At its purest, a business card is an easy way to share your basic contact information. Just that should be reason enough to hand them out: think of the people who may want to get a hold of you once they know you exist!

Bring them along to conferences, workshops and even cocktail parties or to the grocery store: you never know when you’ll meet someone who you might want to connect with either professionally or socially.

With custom printing available at low cost over the internet, there’s no reason not to have a batch of business cards printed up.  Before you place your order though, read these tips on creating a better business card.

1. Promote yourself

Promote yourself (not your work). Basically, what this means is that you should save space on your business cards by not promoting any specific pieces, but focus on your name and what you do. If people want to see samples of your work, they can visit your website or blog. Include the website’s url, but don’t try to reprint your manifestos on your business cards—there just isn’t the space for it.

2. Be creative

Part of the joys of being a freelancer is the ability to develop your own distinct brand identity. Even if you’re not especially artistic, take the time to work with someone who is.  Having an eye-catching design on your business cards will give people a reason to notice and remember you.
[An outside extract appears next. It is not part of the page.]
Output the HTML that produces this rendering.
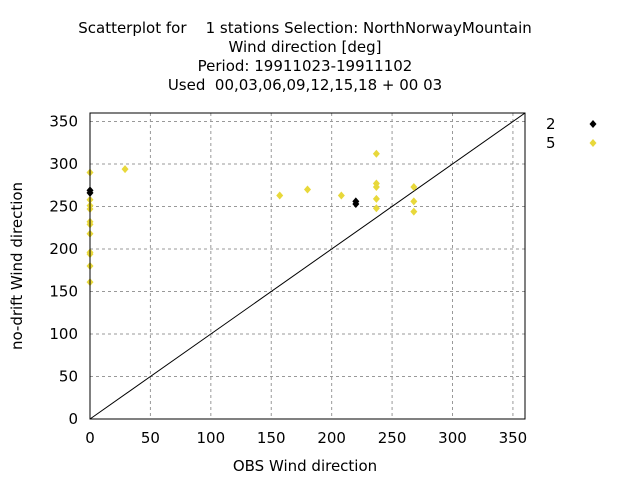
<!DOCTYPE html>
<html><head><meta charset="utf-8"><style>
body{margin:0;background:#fff}
svg{font-family:"DejaVu Sans","Liberation Sans",sans-serif;font-size:15px}
</style></head><body>
<svg id="chart" width="640" height="480">
<g text-anchor="middle" fill="#000">
<text x="305" y="33">Scatterplot for&#160;&#160;&#160;&#160;1 stations Selection: NorthNorwayMountain</text>
<text x="305" y="52">Wind direction [deg]</text>
<text x="305" y="71">Period: 19911023-19911102</text>
<text x="305" y="90">Used&#160;&#160;00,03,06,09,12,15,18 + 00 03</text>
</g>
<g id="grid"></g>
<g id="ticks"></g>
<line id="diag" stroke="#000" stroke-width="1"/>
<g id="pts"></g>
<rect x="90" y="113" width="435" height="306" fill="none" stroke="#000"/>
<text x="305" y="471" text-anchor="middle">OBS Wind direction</text>
<text transform="translate(22,266) rotate(-90)" text-anchor="middle">no-drift Wind direction</text>
<g>
<text x="546" y="129">2</text>
<path d="M593 120l3.5 4-3.5 4-3.5-4z" fill="#000"/>
<text x="546" y="148">5</text>
<path d="M593 139l3.5 4-3.5 4-3.5-4z" fill="#e8d83a"/>
</g>
</svg>
<script>
const xTicks=[0,50,100,150,200,250,300,350];
const yTicks=[0,50,100,150,200,250,300,350];
const s2x=[0,0,220,220];
const s2y=[269,266,253,256];
const s5x=[0,0,0,0,0,0,0,0,0,0,0,29,157,180,208,237,237,237,237,237,268,268,268];
const s5y=[290,258,251,247,232,229,218,196,194,180,161,294,263,270,263,312,277,273,259,248,273,256,244];
const NS='http://www.w3.org/2000/svg';
function X(v){return 90+v*435/360;}
function Y(v){return 419-v*306/360;}
function mk(t,a){const e=document.createElementNS(NS,t);for(const k in a)e.setAttribute(k,a[k]);return e;}
const grid=document.getElementById('grid'),ticks=document.getElementById('ticks'),pts=document.getElementById('pts');
xTicks.forEach(v=>{
 if(v>0){const l=mk('line',{x1:X(v),x2:X(v),y1:113,y2:419,stroke:'#999','stroke-dasharray':'3,3'});
 
 grid.appendChild(l);}
 const t=mk('text',{x:X(v),y:443,'text-anchor':'middle'});t.textContent=v;
 
 ticks.appendChild(t);
});
yTicks.forEach(v=>{
 if(v>0){const l=mk('line',{x1:90,x2:525,y1:Y(v),y2:Y(v),stroke:'#999','stroke-dasharray':'3,3'});
 
 grid.appendChild(l);}
 const t=mk('text',{x:78,y:Y(v)+5,'text-anchor':'end'});t.textContent=v;
 
 ticks.appendChild(t);
});
const d=document.getElementById('diag');
d.setAttribute('x1',X(0));d.setAttribute('y1',Y(0));d.setAttribute('x2',X(360));d.setAttribute('y2',Y(360));
function pt(x,y,c,n){const p=mk('path',{d:`M${X(x)} ${Y(y)-4}l3.5 4-3.5 4-3.5-4z`,fill:c});
 
 pts.appendChild(p);}
s5x.forEach((x,i)=>pt(x,s5y[i],'#e8d83a','point-series-5'));
s2x.forEach((x,i)=>pt(x,s2y[i],'#000','point-series-2'));
</script>
</body></html>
Besides, if you work in a creative industry you’ll want your business cards to reflect that. Would you want to hire a creative writer who can’t even think outside the box when it comes to their own business cards?

3. Let your style shine through

If you’ve developed a certain style in your freelancing or if you tend to work within a specific industry, let that shine through on your card through the fonts, graphics or wording. For instance, if you’re a freelance writer, there’s no need to print a summary of every article you wrote about your tour around Europe when ‘Travel Writer’ printed as a job description will provide the same information. Use travel-related graphics (airplanes and postcard stamps) to emphasize the point.

If you wear a lot of hats, consider getting different sets of business cards printed up: one for the side of you that editorializes on political analysis and one for the side that writes silly comic strips. There’s nothing wrong with diversifying your work or your ‘brand identity’.

4. Pay for Quality Printing

Don’t skimp on the quality of your printing. It may be tempting to save a few dollars with cheaper paper and ink, but think about what that tells people. Do you pay attention to details? Do you care about having a polished, finished product? Are you willing to sacrifice quality for a $20 savings?

Remember that your business card will probably last longer than whatever first impression you give them. If your card looks finished and professional, that will be directly reflected on you. The benefits of using a high-quality business card printer is easily worth the extra costs involved.

Did I miss anything? What advice do you have for freelancers getting business cards printed?